Yeah, so that's what I think.
You should read this if you want to know more about Boris. Avoid it if you don't.
I was intrigued to know how Boris Johnson would write hence picking this up in a charity shop. It is well written but somehow just misses something to make it a great read. It is a terrorist plot on Westminster and Boris has used a number of incidents that have actually happened such as the MP who sore at the policeman when wanting to take his bike through some security at Westminster.
It is supposed to be an amusing story of bungling from all sides terrorists and security but again it just didn't do it for me. The situations were ludicrous and the characters truly idiots.
Some things such as the dig at the BBC and their overpaid staff was interesting especially as this was written before the BBC made these ridiculous salaries public knowledge.
It was an ok read and I finished it but it wasn't a book I looked forward to getting back to and I won't be looking for any more of his efforts to read in future.
Given the opportunity to read a novel by our present Prime Minister, I couldnt resist. However, I have to admit that I didnt quite know what to make of it.
Even in 2004 when the author was a mere MP it shows a canny knowledge of the actual building and some of the personnel of the House of Commons. It also, perhaps, betrays some of his feelings about some of the charactors he portrays here, with his desciptive dialogue. These touches of humour, I enjoyed.
The story itself may be a bit far-fetched but in all fairness it is subtitled A Comedy of Errors. I have to admit that the rapid changes among the scenes was a bit disorienting and maybe distractive but they certainly kept the story moving.
Of course the main political figures here were purely fictitious. At the date of publication George W Bush was the President and was almost midway through his tenure at the White House. However, I couldnt help thinking of someone else !
The reviewers who have slagged off this book are clearly suffering from an extreme version of BDS (Boris Derangement Syndrome.) The is in fact very, very funny. To have managed to write a comedy-thriller page turner is quite something. At the same time it combines high comedy with real pathos and an insight into the psyche of Islamic terrorists.
Was it written in a hurry?
Probably. It reads a bit like that. It could have benefited from a little editing, but that is a trifling criticism. It would have meant that errors such as saying that baronetcies were awarded by Henry VIII whereas they were in fcat introduced by James I could have been eliminated, but then frankly who cares? It was a great read and a great romp with lots of genuinely laugh-out -loud moments.

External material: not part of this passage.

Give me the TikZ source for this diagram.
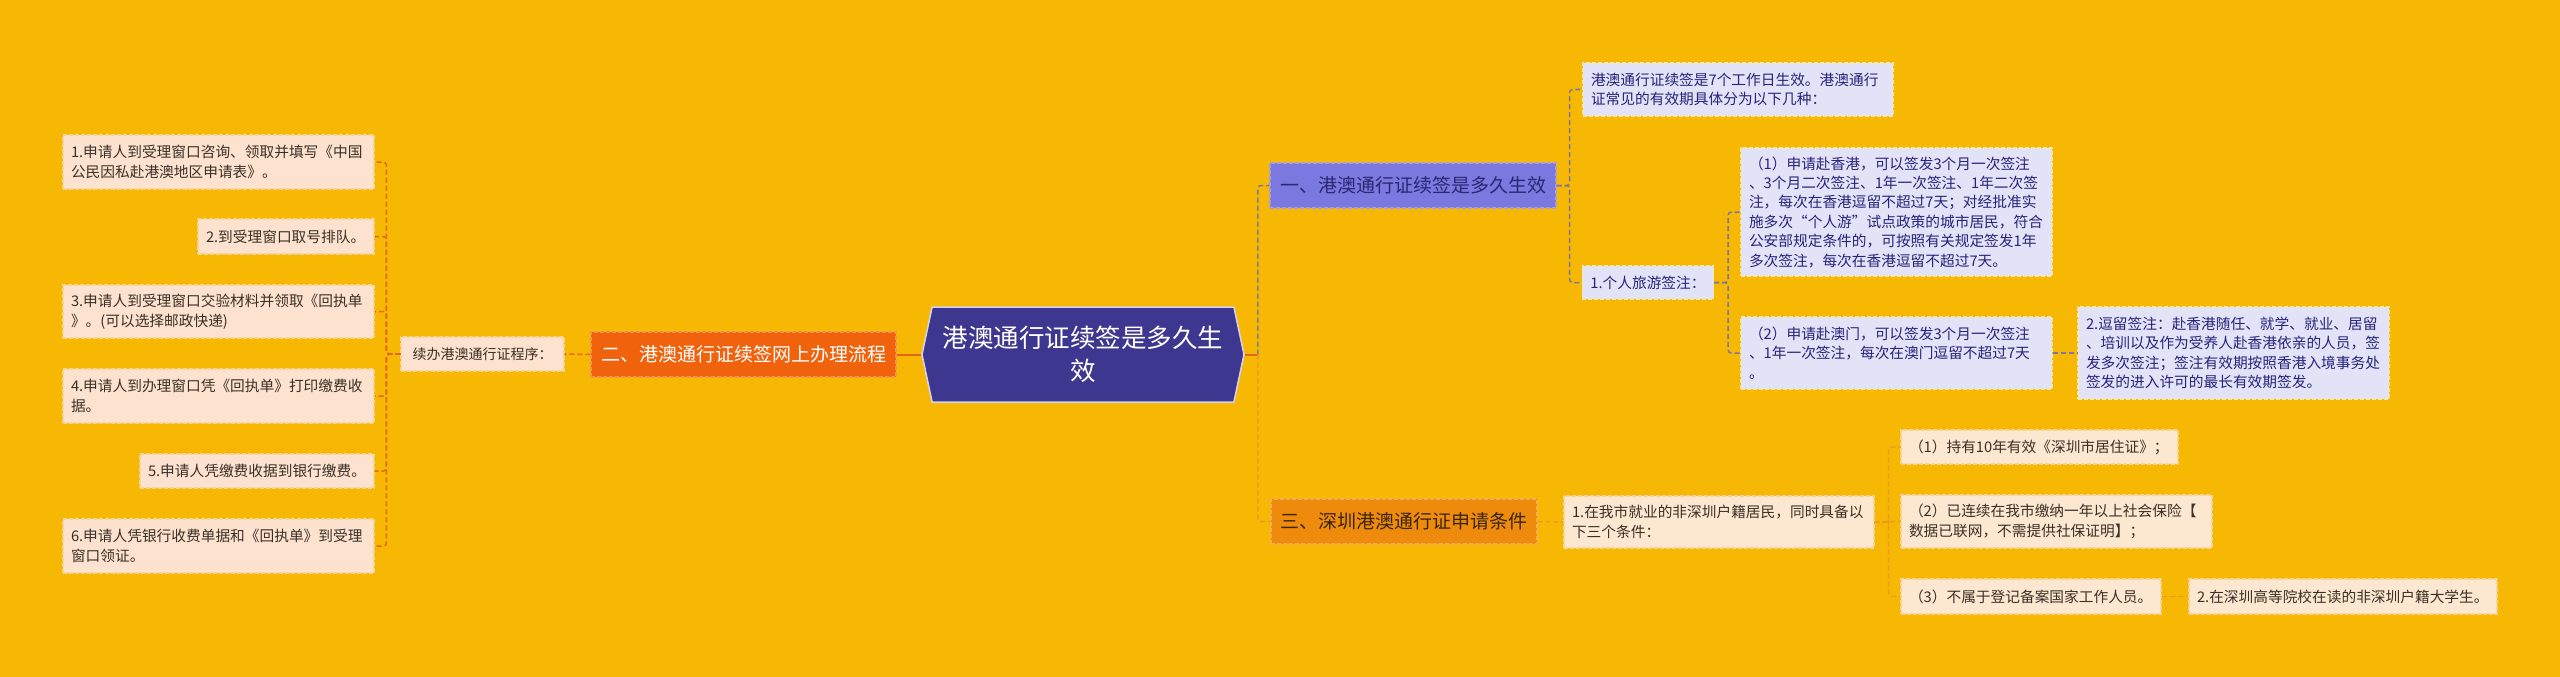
\documentclass[tikz,border=0pt]{standalone}
\usepackage{fontspec}
\setmainfont{Noto Sans CJK SC}
\usetikzlibrary{shapes.symbols}
\definecolor{bg}{HTML}{F6B802}
\definecolor{lfill}{HTML}{FCE2CF}
\definecolor{lborder}{HTML}{F8D49A}
\definecolor{ltext}{HTML}{3B2F25}
\definecolor{erfill}{HTML}{F0620C}
\definecolor{hexfill}{HTML}{3E3790}
\definecolor{hexborder}{HTML}{D6D2F0}
\definecolor{yifill}{HTML}{7B78E0}
\definecolor{yitext}{HTML}{2A2870}
\definecolor{pfill}{HTML}{E3E3F8}
\definecolor{pborder}{HTML}{F3E6B8}
\definecolor{ptext}{HTML}{25237A}
\definecolor{sanfill}{HTML}{EE8A0C}
\definecolor{santext}{HTML}{3A2608}
\definecolor{sfill}{HTML}{FCE8D1}
\definecolor{stext}{HTML}{3B2F25}
\definecolor{cleft}{HTML}{E5651A}
\definecolor{cpurp}{HTML}{7D77A8}
\definecolor{corng}{HTML}{EB9A22}
\begin{document}
\begin{tikzpicture}[x=1pt,y=-1pt,
  boxbase/.style={inner xsep=8pt, inner ysep=2pt, align=left, line width=1.2pt,
    dash pattern=on 4pt off 2pt, font=\fontsize{14.7}{19.4}\selectfont},
  leafL/.style={boxbase, fill=lfill, draw=lborder, text=ltext},
  leafP/.style={boxbase, fill=pfill, draw=pborder, text=ptext},
  leafS/.style={boxbase, fill=sfill, draw=lborder, text=stext},
  mainbox/.style={inner xsep=8pt, inner ysep=2pt, align=center, line width=1.2pt,
    dash pattern=on 4pt off 2pt, font=\fontsize{19}{24}\selectfont},
  cL/.style={draw=cleft, line width=1.5pt, dash pattern=on 5pt off 3pt, rounded corners=3pt},
  cP/.style={draw=cpurp, line width=1.5pt, dash pattern=on 5pt off 3pt, rounded corners=3pt},
  cO/.style={draw=corng, line width=1.5pt, dash pattern=on 5pt off 3pt, rounded corners=3pt},
  cC/.style={draw=cleft, line width=2pt}
]
\fill[bg] (0,0) rectangle (2560,677);
\useasboundingbox (0,0) rectangle (2560,677);

% central node
\node[signal, signal to=east and west, signal pointer angle=156, fill=hexfill,
  draw=hexborder, line width=1.5pt, text=white, minimum width=322pt, minimum height=95pt,
  align=center, inner sep=0pt, font=\fontsize{25.5}{33}\selectfont] (C) at (1083,354.5)
  {港澳通行证续签是多久生\\效};

% left branch
\node[mainbox, fill=erfill, draw=erfill!70!white, text=white, minimum width=305pt, minimum height=45pt] (Er) at (743.5,354.5) {二、港澳通行证续签网上办理流程};
\node[leafL, font=\fontsize{14}{18}\selectfont, minimum width=163pt, minimum height=34pt] (XB) at (482.5,354) {续办港澳通行证程序：};

\node[leafL, text width=295pt, minimum height=54pt] (L1) at (218.5,162) {1.申请人到受理窗口咨询、领取并填写《中国\\公民因私赴港澳地区申请表》。};
\node[leafL, text width=160pt, minimum height=35pt] (L2) at (286,236.5) {2.到受理窗口取号排队。};
\node[leafL, text width=295pt, minimum height=53pt] (L3) at (218.5,311.5) {3.申请人到受理窗口交验材料并领取《回执单\\》。(可以选择邮政快递)};
\node[leafL, text width=295pt, minimum height=54pt] (L4) at (218.5,396) {4.申请人到办理窗口凭《回执单》打印缴费收\\据。};
\node[leafL, text width=218pt, minimum height=34pt] (L5) at (257,471) {5.申请人凭缴费收据到银行缴费。};
\node[leafL, text width=295pt, minimum height=54pt] (L6) at (218.5,546) {6.申请人凭银行收费单据和《回执单》到受理\\窗口领证。};

% upper right branch
\node[mainbox, fill=yifill, draw=yifill!70!white, text=yitext, minimum width=286pt, minimum height=45pt] (Yi) at (1413,185.5) {一、港澳通行证续签是多久生效};
\node[leafP, text width=294pt, minimum height=53pt] (P0) at (1738,89.5) {港澳通行证续签是7个工作日生效。港澳通行\\证常见的有效期具体分为以下几种：};
\node[leafP, minimum width=130pt, minimum height=33pt] (P1) at (1648,282.5) {1.个人旅游签注：};
\node[leafP, text width=295pt, minimum height=128pt] (P11) at (1896.5,212) {（1）申请赴香港，可以签发3个月一次签注\\、3个月二次签注、1年一次签注、1年二次签\\注，每次在香港逗留不超过7天；对经批准实\\施多次“个人游”试点政策的城市居民，符合\\公安部规定条件的，可按照有关规定签发1年\\多次签注，每次在香港逗留不超过7天。};
\node[leafP, text width=295pt, minimum height=72pt] (P12) at (1896.5,353) {（2）申请赴澳门，可以签发3个月一次签注\\、1年一次签注，每次在澳门逗留不超过7天\\。};
\node[leafP, text width=295pt, minimum height=92pt] (P2) at (2233.5,353) {2.逗留签注：赴香港随任、就学、就业、居留\\、培训以及作为受养人赴香港依亲的人员，签\\发多次签注；签注有效期按照香港入境事务处\\签发的进入许可的最长有效期签发。};

% lower right branch
\node[mainbox, fill=sanfill, draw=sanfill!70!white, text=santext, minimum width=266pt, minimum height=45pt] (San) at (1404,521.5) {三、深圳港澳通行证申请条件};
\node[leafS, text width=294pt, minimum height=52pt] (S1) at (1719,522) {1.在我市就业的非深圳户籍居民，同时具备以\\下三个条件：};
\node[leafS, text width=261pt, minimum height=34pt] (S11) at (2039.5,447) {（1）持有10年有效《深圳市居住证》；};
\node[leafS, text width=295pt, minimum height=53pt] (S12) at (2056.5,521.5) {（2）已连续在我市缴纳一年以上社会保险【\\数据已联网，不需提供社保证明】；};
\node[leafS, text width=244pt, minimum height=35pt] (S13) at (2031,596.5) {（3）不属于登记备案国家工作人员。};
\node[leafS, text width=292pt, minimum height=35pt] (S2) at (2343,596.5) {2.在深圳高等院校在读的非深圳户籍大学生。};

% connectors: centre
\draw[cC] (C.west) -- (Er.east);
\draw[cC] (C.east) -- ++(13,0) coordinate (rb);
\draw[cP] (rb) |- (Yi.west);
\draw[cO] (rb) |- (San.west);

% left
\draw[cL] (Er.west) -- (XB.east);
\foreach \n in {L1,L2,L3,L4,L5,L6}
  \draw[cL] (XB.west) -- ++(-14,0) |- (\n.east);

% upper right
\draw[cP] (Yi.east) -- ++(13,0) |- (P0.west);
\draw[cP] (Yi.east) -- ++(13,0) |- (P1.west);
\draw[cP] (P1.east) -- ++(14,0) |- (P11.west);
\draw[cP] (P1.east) -- ++(14,0) |- (P12.west);
\draw[cP] (P12.east) -- (P2.west);

% lower right
\draw[cO] (San.east) -- (S1.west);
\foreach \n in {S11,S12,S13}
  \draw[cO] (S1.east) -- ++(14,0) |- (\n.west);
\draw[cO] (S13.east) -- (S2.west);
\end{tikzpicture}
\end{document}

So very Boris - lots of overblown language, semi-relevant interjections and a somewhat cynical view of the British public sector and the UK's 'special relationship' with the US. Frankly, it would have been a lot more readable with fewer characters (they did tend to get mixed up) and less verbage. I want to say that there could also be more character development, but the whole book took place over a period of about four hours, and how much can the characters develop in such a short space of time?

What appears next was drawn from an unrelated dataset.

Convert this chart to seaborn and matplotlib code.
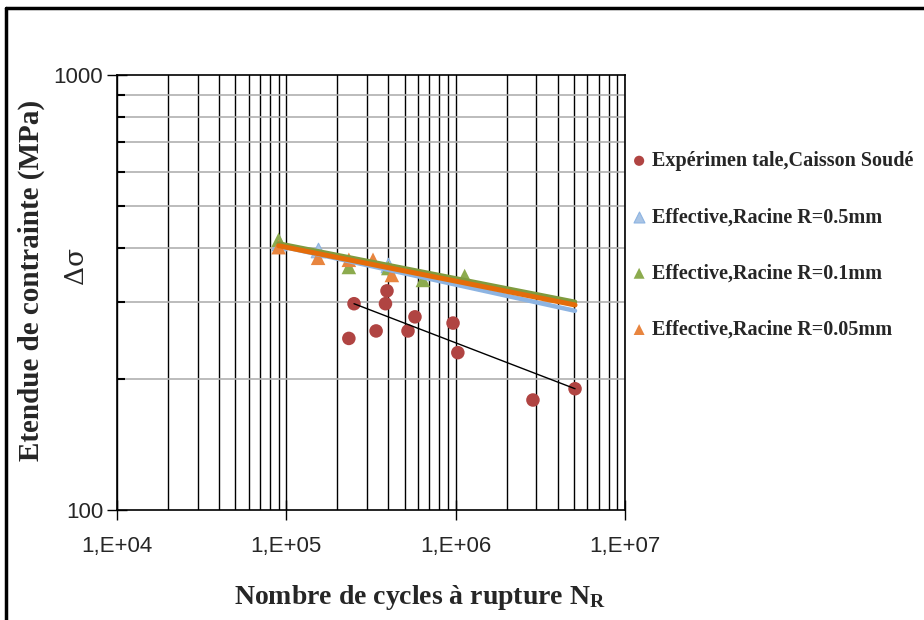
import matplotlib
matplotlib.use("Agg")
import matplotlib.pyplot as plt
from matplotlib.ticker import FixedLocator, LogLocator, NullFormatter
from matplotlib.lines import Line2D
import seaborn as sns

sns.set_style("white")
plt.rcParams["mathtext.default"] = "regular"

# experimental points (welded box)
exp_cycles = [2.34e5, 2.51e5, 3.39e5, 3.85e5, 3.93e5, 5.23e5, 5.75e5, 9.65e5, 1.03e6, 2.86e6, 5.07e6]
exp_stress = [248, 298, 258, 298, 319, 258, 278, 269, 230, 179, 190]
exp_fit_cycles = [2.51e5, 5.07e6]
exp_fit_stress = [298, 190]

# effective stress, root radius series
r05_cycles = [9.0e4, 1.54e5, 4.0e5]
r05_stress = [410, 396, 365]
r01_cycles = [9.0e4, 2.34e5, 4.0e5, 6.4e5, 1.13e6]
r01_stress = [418, 362, 360, 338, 345]
r005_cycles = [9.0e4, 1.54e5, 2.34e5, 3.25e5, 4.2e5]
r005_stress = [402, 380, 376, 376, 347]

fit_cycles = [9.0e4, 5.07e6]
fit_r05 = [405, 287]
fit_r01 = [410, 301]
fit_r005 = [405, 296]

labels = ["Expérimen tale,Caisson Soudé", "Effective,Racine R=0.5mm",
          "Effective,Racine R=0.1mm", "Effective,Racine R=0.05mm"]
xtick_vals = [1e4, 1e5, 1e6, 1e7]
xtick_labels = ["1,E+04", "1,E+05", "1,E+06", "1,E+07"]
ytick_vals = [100, 1000]
ytick_labels = ["100", "1000"]

fig = plt.figure(figsize=(9.24, 6.2), dpi=100)
ax = fig.add_axes([117 / 924, 110 / 620, 508 / 924, 435 / 620])
ax.set_xscale("log")
ax.set_yscale("log")
ax.set_xlim(1e4, 1e7)
ax.set_ylim(100, 1000)

# grid
ax.xaxis.set_minor_locator(LogLocator(base=10, subs=range(2, 10)))
ax.yaxis.set_minor_locator(LogLocator(base=10, subs=range(2, 10)))
ax.xaxis.set_minor_formatter(NullFormatter())
ax.yaxis.set_minor_formatter(NullFormatter())
ax.grid(True, which="both", axis="x", color="black", lw=1.0)
ax.grid(True, which="minor", axis="y", color="#b0b0b0", lw=1.2)
ax.set_axisbelow(True)

sns.scatterplot(x=exp_cycles, y=exp_stress, ax=ax, color="#B04442", s=95,
                marker="o", edgecolor="none", legend=False, zorder=3)
sns.scatterplot(x=r05_cycles, y=r05_stress, ax=ax, color="#A9C4E4", s=110,
                marker="^", edgecolor="#8DB4E2", linewidth=0.8, legend=False, zorder=3)
sns.scatterplot(x=r01_cycles, y=r01_stress, ax=ax, color="#8CAB4E", s=110,
                marker="^", edgecolor="none", legend=False, zorder=3)
sns.scatterplot(x=r005_cycles, y=r005_stress, ax=ax, color="#E8853F", s=110,
                marker="^", edgecolor="none", legend=False, zorder=3)
handles = list(ax.collections[:4])

sns.lineplot(x=exp_fit_cycles, y=exp_fit_stress, ax=ax, color="black", lw=1.0, zorder=4)
sns.lineplot(x=fit_cycles, y=fit_r05, ax=ax, color="#8DB4E2", lw=3.2, zorder=4)
sns.lineplot(x=fit_cycles, y=fit_r01, ax=ax, color="#7F9B3E", lw=3.2, zorder=4)
sns.lineplot(x=fit_cycles, y=fit_r005, ax=ax, color="#E46C0A", lw=3.6, zorder=5)

# ticks
ax.xaxis.set_major_locator(FixedLocator(xtick_vals))
ax.set_xticklabels(xtick_labels, fontsize=16, family="Liberation Sans")
ax.yaxis.set_major_locator(FixedLocator(ytick_vals))
ax.set_yticklabels(ytick_labels, fontsize=16, family="Liberation Sans")
ax.tick_params(axis="both", which="major", direction="inout", length=14, width=1,
               color="black", bottom=True, left=True, pad=12)
ax.tick_params(axis="y", which="minor", direction="in", length=6, width=1.5,
               color="black", left=True)
ax.tick_params(axis="y", which="major", pad=3)
ax.tick_params(axis="x", which="minor", bottom=False)
for sp in ax.spines.values():
    sp.set_color("black")
    sp.set_linewidth(1.2)

ax.set_xlabel("Nombre de cycles à rupture N$_R$", fontsize=20, fontweight="bold",
              family="Liberation Serif")
ax.xaxis.set_label_coords((420 - 117) / 508, (510 - 583) / 435)
ax.set_ylabel("Etendue de contrainte (MPa)", fontsize=21, fontweight="bold",
              family="Liberation Serif")
ax.yaxis.set_label_coords((45 - 117) / 508, (510 - 280) / 435)
fig.text(76 / 924, 1 - 265 / 620, "Δσ", rotation=90, fontsize=19,
         family="DejaVu Serif", ha="center", va="center")

fig.legend(handles, labels, loc="upper left", bbox_to_anchor=(621 / 924, 1 - 141 / 620),
           frameon=False, prop={"family": "Liberation Serif", "weight": "bold", "size": 14.5},
           labelspacing=1.8, handletextpad=0.25, handlelength=0.8, borderpad=0,
           markerscale=0.75)

# outer border of the picture
fig.add_artist(Line2D([6 / 924, 6 / 924], [0, 1 - 8 / 620], transform=fig.transFigure,
                      color="black", lw=2.5))
fig.add_artist(Line2D([6 / 924, 1], [1 - 8 / 620, 1 - 8 / 620], transform=fig.transFigure,
                      color="black", lw=2.5))

fig.savefig("out.png", dpi=100)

Very disappointing read. 72 Virgins could have been a good novel. Johnson clearly has strong literary ability but he just tries to be too clever and the result is a book that is difficult to read with episodes that don't quite work.

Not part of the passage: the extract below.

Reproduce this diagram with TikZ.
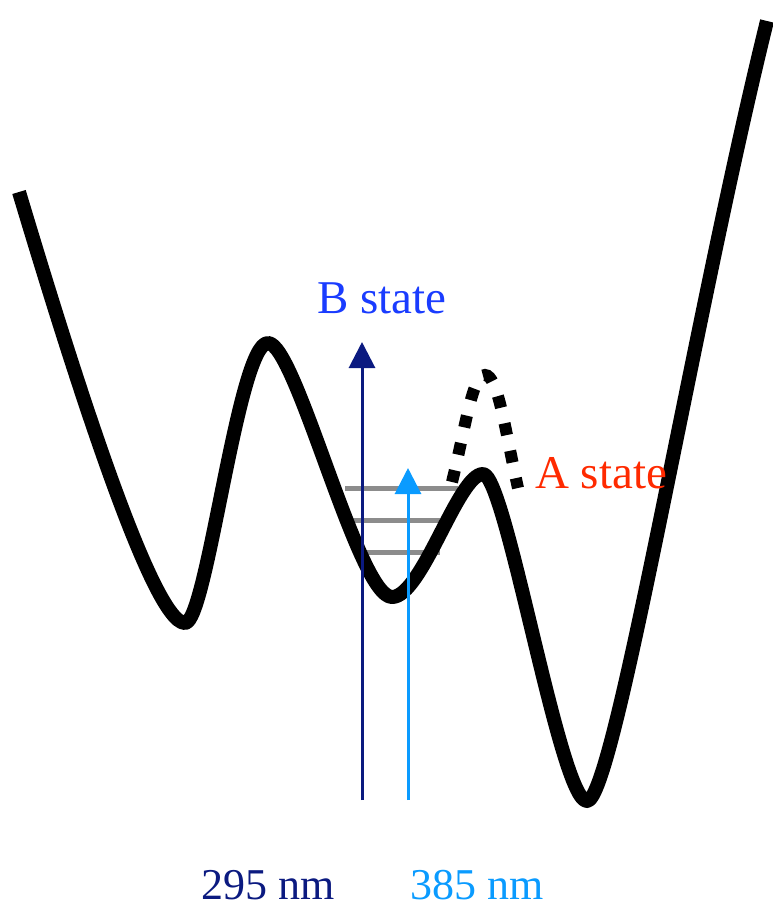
\documentclass[tikz,border=0pt]{standalone}
\usepackage{fontspec}
\setmainfont{Liberation Serif}
\usetikzlibrary{arrows.meta}
\definecolor{navy}{HTML}{0B1A80}
\definecolor{sky}{HTML}{0A9BFF}
\definecolor{bblue}{HTML}{1A3CFF}
\definecolor{ared}{HTML}{FF2A00}
\definecolor{level}{HTML}{8C8C8C}
\tikzset{
  wellcurve/.style={line width=14pt,color=black,line join=round,line cap=butt},
  dotcurve/.style={line width=12pt,color=black,dash pattern=on 12pt off 16pt},
  levelline/.style={line width=5pt,color=level},
  uvarrow/.style={-{Triangle[length=26pt,width=26pt]},line width=3pt},
  lbl/.style={inner sep=0pt,anchor=base,font=\fontsize{44}{50}\selectfont},
  statelbl/.style={lbl,font=\fontsize{47}{54}\selectfont},
}
\begin{document}
\begin{tikzpicture}[x=1pt,y=-1pt]
  \useasboundingbox (0,0) rectangle (773,908);
  % vibrational levels
  \coordinate (l1a) at (345,488); \coordinate (l1b) at (458,488);
  \coordinate (l2a) at (353,520); \coordinate (l2b) at (440,520);
  \coordinate (l3a) at (365,552); \coordinate (l3b) at (440,552);
  \draw[levelline] (l1a)--(l1b); \draw[levelline] (l2a)--(l2b);
  \draw[levelline] (l3a)--(l3b);
  % potential
  \coordinate (top1) at (19,192);  \coordinate (min1) at (185,623);
  \coordinate (max1) at (268,343); \coordinate (min2) at (392,597);
  \coordinate (max2) at (483,474); \coordinate (min3) at (587,801);
  \coordinate (top2) at (767,21);
  \draw[wellcurve] (top1) .. controls (62,335) and (150,623) .. (min1)
    .. controls (207,623) and (238,343) .. (max1)
    .. controls (296,343) and (358,597) .. (min2)
    .. controls (422,597) and (458,474) .. (max2)
    .. controls (506,474) and (560,801) .. (min3)
    .. controls (614,801) and (693,321) .. (top2);
  \draw[dotcurve] (452,482) .. controls (465,430) and (472,375) .. (485,375)
    .. controls (498,375) and (505,430) .. (518,488);
  % excitation arrows
  \coordinate (b0) at (362,800); \coordinate (b1) at (362,342);
  \coordinate (a0) at (408,800); \coordinate (a1) at (408,468);
  \draw[uvarrow,navy] (b0)--(b1);
  \draw[uvarrow,sky] (a0)--(a1);
  \node[statelbl,text=bblue] (bst) at (382,313) {B state};
  \node[statelbl,text=ared,anchor=base west] (ast) at (535,488) {A state};
  \node[lbl,text=navy] (nm295) at (268,899) {295 nm};
  \node[lbl,text=sky] (nm385) at (477,899) {385 nm};
\end{tikzpicture}
\end{document}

I saw comparisons to Wodehouse before i read this book. I guess my expectations were high and not fulfilled
An enjoyable read if only to further understand the humour of Boris Johnson. Witty to the extreme that only a Pom could come with yet contains details that an insider would be aware of. Obviously written prior to Boris holding any jobs of responsibility and is a wonderful tongue-in-cheek tale of what can term "sensitive-type" issues. Generated many a good chuckle.